Exercise objective –
State the count of lines below in which the word "matplotlib" appears, and add nothing.

Information provided –
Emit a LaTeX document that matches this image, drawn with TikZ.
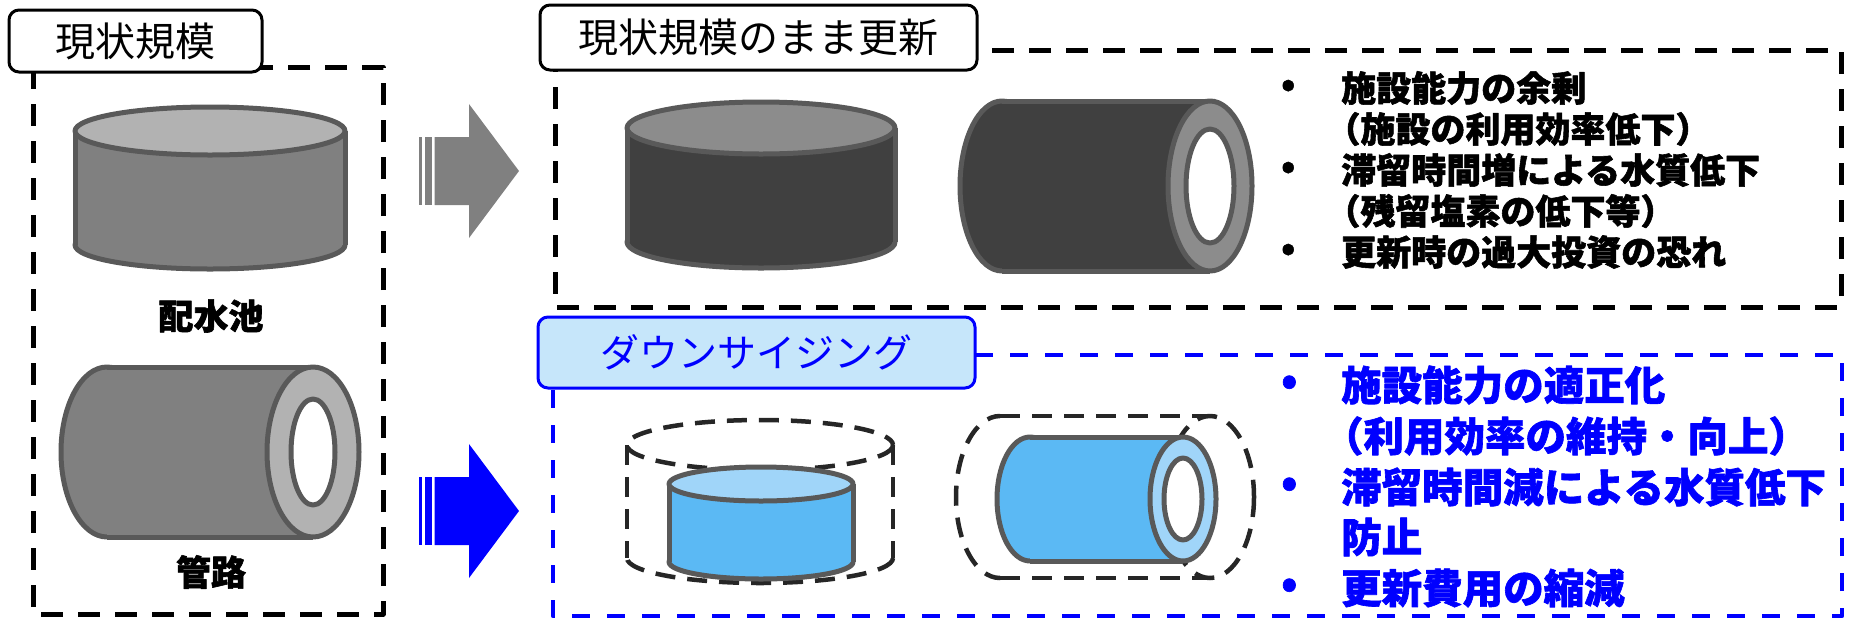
\documentclass[tikz,border=0pt]{standalone}
\usepackage{fontspec}
\setmainfont{Noto Sans CJK JP}
\newfontfamily\jp{Noto Sans CJK JP}[BoldFeatures={FakeBold=1.6}]

\definecolor{outl}{HTML}{595959}
\definecolor{dashk}{HTML}{262626}
\definecolor{arrowgray}{HTML}{808080}
\definecolor{lgbody}{HTML}{808080}
\definecolor{lgtop}{HTML}{B2B2B2}
\definecolor{dkbody}{HTML}{404040}
\definecolor{dktop}{HTML}{8C8C8C}
\definecolor{bluebody}{HTML}{5BB9F4}
\definecolor{bluetop}{HTML}{A0D5F9}
\definecolor{titleblue}{HTML}{C6E6FA}
\definecolor{pureblue}{HTML}{0000FF}

\tikzset{
  shapeline/.style={draw=outl, line width=5pt},
  frameblack/.style={draw=black, line width=5pt, dash pattern=on 22pt off 15pt},
  frameblue/.style={draw=pureblue, line width=4.5pt, dash pattern=on 18pt off 17pt},
  ghost/.style={draw=dashk, line width=4.5pt, dash pattern=on 20pt off 12pt},
  titlebox/.style={draw=black, line width=3pt, rounded corners=10pt, fill=white,
    inner sep=0pt, font=\jp\fontsize{40}{44}\selectfont},
  bluetitle/.style={titlebox, draw=pureblue, fill=titleblue, text=pureblue,
    font=\jp\fontsize{39}{44}\selectfont},
  label/.style={inner sep=0pt, font=\jp\bfseries\fontsize{35}{40}\selectfont},
  blackitem/.style={anchor=west, inner sep=0pt, font=\jp\bfseries\fontsize{35}{40}\selectfont},
  blueitem/.style={anchor=west, inner sep=0pt, text=pureblue, font=\jp\bfseries\fontsize{40.5}{46}\selectfont},
}

% vertical cylinder: centre x, top y, bottom y, x radius, y radius, body, top
\newcommand\tank[7]{%
  \filldraw[fill=#6, shapeline] (#1,#3) ellipse[x radius=#4, y radius=#5];
  \fill[#6] (#1-#4,#2) rectangle (#1+#4,#3);
  \draw[shapeline] (#1-#4,#2) -- (#1-#4,#3) (#1+#4,#2) -- (#1+#4,#3);
  \filldraw[fill=#7, shapeline] (#1,#2) ellipse[x radius=#4, y radius=#5];
}
% horizontal pipe: back x, front x, centre y, x radius, y radius, bore x radius, bore y radius, body, rim
\newcommand\pipe[9]{%
  \filldraw[fill=#8, shapeline] (#1,#3) ellipse[x radius=#4, y radius=#5];
  \fill[#8] (#1,#3-#5) rectangle (#2,#3+#5);
  \draw[shapeline] (#1,#3-#5) -- (#2,#3-#5) (#1,#3+#5) -- (#2,#3+#5);
  \filldraw[fill=#9, shapeline] (#2,#3) ellipse[x radius=#4, y radius=#5];
  \filldraw[fill=white, shapeline] (#2,#3) ellipse[x radius=#6, y radius=#7];
}
% striped block arrow pointing right: centre y, colour
\newcommand\stripedarrow[2]{%
  \fill[#2] (419,#1-34) rectangle (422,#1+34);
  \fill[#2] (425,#1-34) rectangle (432,#1+34);
  \fill[#2] (434.5,#1-34) -- (469,#1-34) -- (469,#1-67) -- (519,#1)
    -- (469,#1+67) -- (469,#1+34) -- (434.5,#1+34) -- cycle;
}

\begin{document}
\begin{tikzpicture}[x=1pt, y=-1pt, line join=round]
\useasboundingbox (0,0) rectangle (1849,619);

% dashed frames
\draw[frameblack] (33,67) rectangle (383,614);
\draw[frameblack] (555,50) rectangle (1841,307);
\draw[frameblue] (553,355) rectangle (1842,616);

% frame titles
\node[titlebox, minimum width=253pt, minimum height=62pt] (tcur) at (135.5,41) {現状規模};
\node[titlebox, minimum width=437pt, minimum height=65pt] (tkeep) at (758.5,37.5) {現状規模のまま更新};
\node[bluetitle, minimum width=437pt, minimum height=71pt] (tdown) at (756.5,352.5) {ダウンサイジング};

% present facilities
\tank{210}{131}{245}{135}{24}{lgbody}{lgtop}
\node[label] (lbltank) at (211,316) {配水池};
\pipe{107}{313}{452}{46}{85}{22}{53}{lgbody}{lgtop}
\node[label] (lblpipe) at (211,572) {管路};

% arrows
\stripedarrow{171}{arrowgray}
\stripedarrow{511}{pureblue}

% renewal at present scale
\tank{761}{128}{242}{134}{26}{dkbody}{dktop}
\pipe{1002}{1210}{186}{42}{85}{24}{57}{dkbody}{dktop}

% downsizing: former outline
\draw[ghost] (760,445) ellipse[x radius=133, y radius=25];
\draw[ghost] (627,445) -- (627,558) (893,445) -- (893,558);
\begin{scope}
  \clip (600,558) rectangle (920,600);
  \draw[ghost] (760,558) ellipse[x radius=133, y radius=25];
\end{scope}
\draw[ghost] (1000,416) -- (1210,416) (1000,578) -- (1210,578);
\begin{scope}
  \clip (940,400) rectangle (1000,600);
  \draw[ghost] (1000,497) ellipse[x radius=44, y radius=81];
\end{scope}
\draw[ghost] (1210,497) ellipse[x radius=44, y radius=81];

% downsized facilities
\tank{761}{484}{562}{92}{17}{bluebody}{bluetop}
\pipe{1030}{1183}{499}{33}{62}{19}{41}{bluebody}{bluetop}

% issues of renewal at present scale
\node[blackitem] (b1) at (1281,88) {•};
\node[blackitem] (k1) at (1341,88) {施設能力の余剰};
\node[blackitem] (k2) at (1341,129) {\kern-0.45em（施設の利用効率低下）};
\node[blackitem] (b2) at (1281,170) {•};
\node[blackitem] (k3) at (1341,170) {滞留時間増による水質低下};
\node[blackitem] (k4) at (1341,211) {\kern-0.45em（残留塩素の低下等）};
\node[blackitem] (b3) at (1281,252) {•};
\node[blackitem] (k5) at (1341,252) {更新時の過大投資の恐れ};

% effects of downsizing
\node[blueitem] (d1) at (1281,385) {•};
\node[blueitem] (s1) at (1341,385) {施設能力の適正化};
\node[blueitem] (s2) at (1341,436) {\kern-0.45em（利用効率の維持・向上）};
\node[blueitem] (d2) at (1281,487) {•};
\node[blueitem] (s3) at (1341,487) {滞留時間減による水質低下};
\node[blueitem] (s4) at (1341,537) {防止};
\node[blueitem] (d3) at (1281,588) {•};
\node[blueitem] (s5) at (1341,588) {更新費用の縮減};
\end{tikzpicture}
\end{document}
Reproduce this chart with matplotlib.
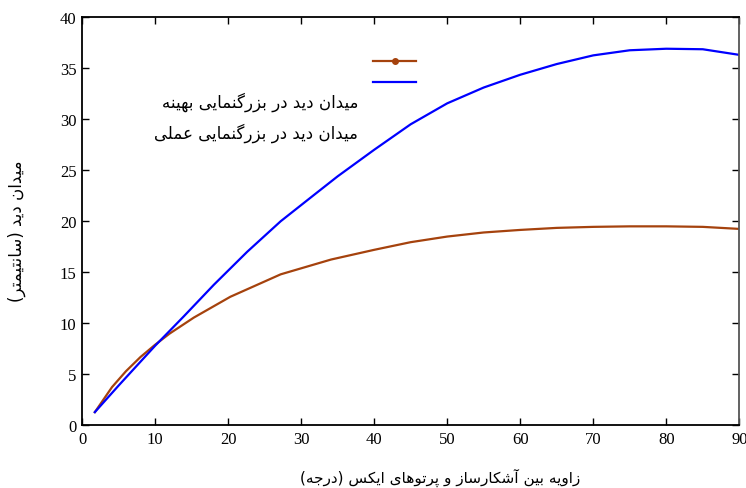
import matplotlib
matplotlib.use('Agg')
import matplotlib.pyplot as plt
from matplotlib.lines import Line2D

plt.rcParams['font.family'] = ['Liberation Serif', 'DejaVu Sans']

# data
angle_opt = [1.75, 4.1, 6, 8, 10, 12, 15.3, 20.3, 27.2, 34.1, 40, 45, 50, 55, 60, 65, 70, 75, 80, 85, 90]
fov_opt = [1.3, 3.75, 5.3, 6.7, 7.9, 9.0, 10.56, 12.6, 14.8, 16.25, 17.2, 17.95, 18.5, 18.9,
           19.15, 19.35, 19.45, 19.5, 19.5, 19.45, 19.25]
angle_prac = [1.75, 5, 10, 13.9, 18.05, 22.6, 27.2, 31.8, 35, 40, 45, 50, 55, 60, 65, 70, 75, 80, 85, 90]
fov_prac = [1.3, 3.9, 7.8, 10.66, 13.78, 17.0, 20.0, 22.6, 24.4, 27.0, 29.5, 31.55, 33.1, 34.35,
            35.4, 36.25, 36.75, 36.9, 36.85, 36.3]

label_opt = 'میدان دید در بزرگنمایی بهینه'
label_prac = 'میدان دید در بزرگنمایی عملی'
xlabel = 'زاویه بین آشکارساز و پرتوهای ایکس (درجه)'
ylabel = 'میدان دید (سانتیمتر)'

# minimal persian shaping (matplotlib has no complex text layout)
FORMS = {
    'ا': 'FE8D FE8E', 'آ': 'FE81 FE82', 'ب': 'FE8F FE90 FE91 FE92', 'پ': 'FB56 FB57 FB58 FB59',
    'ت': 'FE95 FE96 FE97 FE98', 'ج': 'FE9D FE9E FE9F FEA0', 'د': 'FEA9 FEAA', 'ر': 'FEAD FEAE',
    'ز': 'FEAF FEB0', 'س': 'FEB1 FEB2 FEB3 FEB4', 'ش': 'FEB5 FEB6 FEB7 FEB8',
    'ع': 'FEC9 FECA FECB FECC', 'ک': 'FB8E FB8F FB90 FB91', 'گ': 'FB92 FB93 FB94 FB95',
    'ل': 'FEDD FEDE FEDF FEE0', 'م': 'FEE1 FEE2 FEE3 FEE4', 'ن': 'FEE5 FEE6 FEE7 FEE8',
    'ه': 'FEE9 FEEA FEEB FEEC', 'و': 'FEED FEEE', 'ی': 'FBFC FBFD FBFE FBFF',
}
FORMS = {k: [chr(int(h, 16)) for h in v.split()] for k, v in FORMS.items()}


def fa(text):
    text = text.replace('ي', 'ی').replace('ك', 'ک')
    out = []
    for i, c in enumerate(text):
        if c not in FORMS:
            out.append(c)
            continue
        prev = text[i - 1] if i > 0 else ''
        nxt = text[i + 1] if i + 1 < len(text) else ''
        jp = prev in FORMS and len(FORMS[prev]) == 4
        jn = nxt in FORMS and len(FORMS[c]) == 4
        f = FORMS[c]
        if jp and jn:
            out.append(f[3])
        elif jp:
            out.append(f[1])
        elif jn:
            out.append(f[2])
        else:
            out.append(f[0])
    vis = ''.join(reversed(out))
    return vis.translate(str.maketrans('()', ')('))


fig = plt.figure(figsize=(7.46, 4.89), dpi=100)
ax = fig.add_axes([0.110, 0.128, 0.881, 0.835])

c_opt = '#a5420d'
c_prac = '#0000ff'
ax.plot(angle_opt, fov_opt, color=c_opt, lw=1.6)
ax.plot(angle_prac, fov_prac, color=c_prac, lw=1.6)

ax.set_xlim(0, 90)
ax.set_ylim(0, 40)
ax.set_xticks(range(0, 91, 10))
ax.set_yticks(range(0, 41, 5))
ax.tick_params(direction='in', length=5, width=1, top=True, right=True,
               labelsize=12, pad=4)
for s in ax.spines.values():
    s.set_linewidth(1.3)
ax.spines['right'].set_color('#555555')

handles = [Line2D([], [], color=c_opt, lw=1.6, marker='o', markersize=4, markevery=[1]),
           Line2D([], [], color=c_prac, lw=1.6)]
ax.legend(handles, [' ', ' '], loc='upper left', bbox_to_anchor=(0.443, 0.904),
          frameon=False, borderaxespad=0, borderpad=0, handlelength=3.1,
          labelspacing=0.57, fontsize=10)

ax.text(0.42, 0.793, fa(label_opt), transform=ax.transAxes, ha='right', va='center',
        family='DejaVu Sans', fontsize=12)
ax.text(0.42, 0.719, fa(label_prac), transform=ax.transAxes, ha='right', va='center',
        family='DejaVu Sans', fontsize=12)

ax.set_xlabel(fa(xlabel), family='DejaVu Sans', fontsize=11, va='center')
ax.xaxis.set_label_coords(0.545, -0.126)
ax.set_ylabel(fa(ylabel), family='DejaVu Sans', fontsize=12, va='center')
ax.yaxis.set_label_coords(-0.099, 0.479)

fig.savefig('out.png', dpi=100)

The completed task –
6